Really? You pay very little to the state? I'd bet at the very least 15-20% of your property tax goes to the county/state, not to mention the many 'hidden' state taxes you pay in meals, gas, etc.
Let me paraphrase you: "I pay too much for our local schools. But I don't want to have less funding for my local schools. Therefore, someone else should pay for my local schools." Yet you in your own town vote on those taxes - your town comes up with the school budget and you and your neighbors vote on it. Many towns cut spending the last two years. My taxes were essentially flat the last three, and in fact a little lower the last two years - even though the state part went up (grr) - because my town voted down a lot of stuff we decided we could do without, or could be put off until times were better.

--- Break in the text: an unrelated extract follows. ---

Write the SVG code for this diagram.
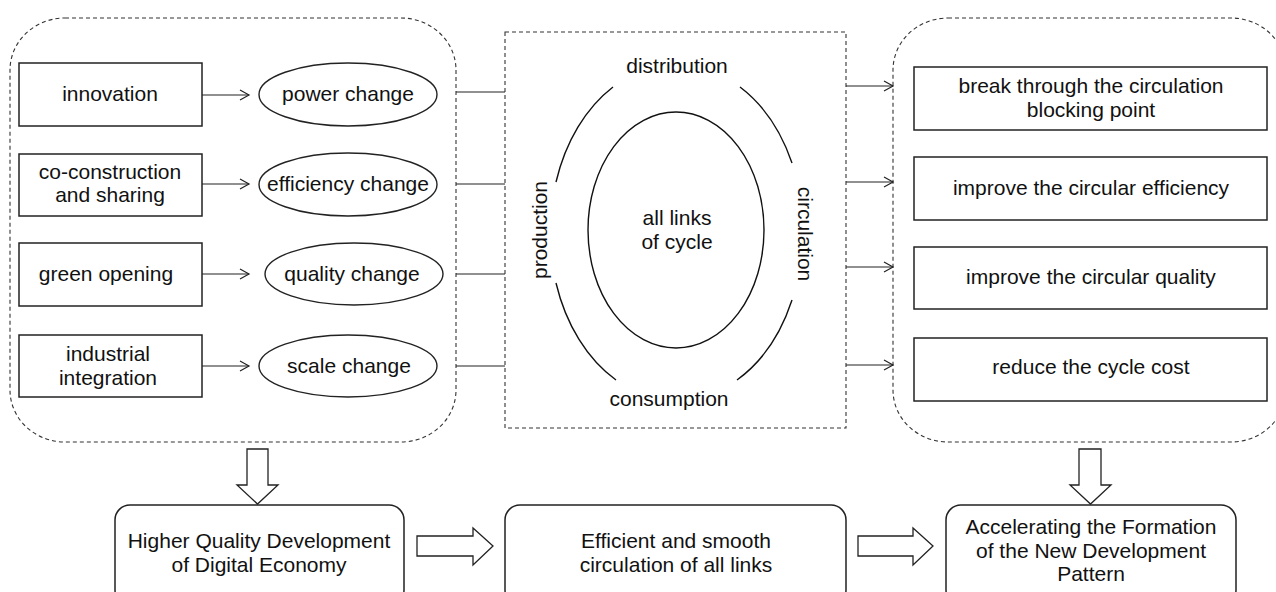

But gambling, especially casino gambling, requires creating more state apparatus. I'm not in favor of making a bigger state for some notion that it will make us locally have to pay less down the road, because it just won't do that. "This time for sure!" Yeah, right. Gambling revenue is highly variable, and so you can't reliably fund essential state government (or schools) with it, and if it is used to create rainy day funds... well, we all know how long rainy day funds last. Our state can't even manage steady-state funding from property taxes. Control spending first, or it'll be the same with any new revenue source. Ultimately, every state that has implemented casino gambling winds up in the same hole. Ultimately they all raid any surplus in the set-aside education revenue, then continue to bill against it even when that "source" is net in the red. I wonder why that is.
Reduce government waste. Eliminate the functions of state government that have little to do with its essential functions. Then talk about what you're funding and whether you're getting your money's worth.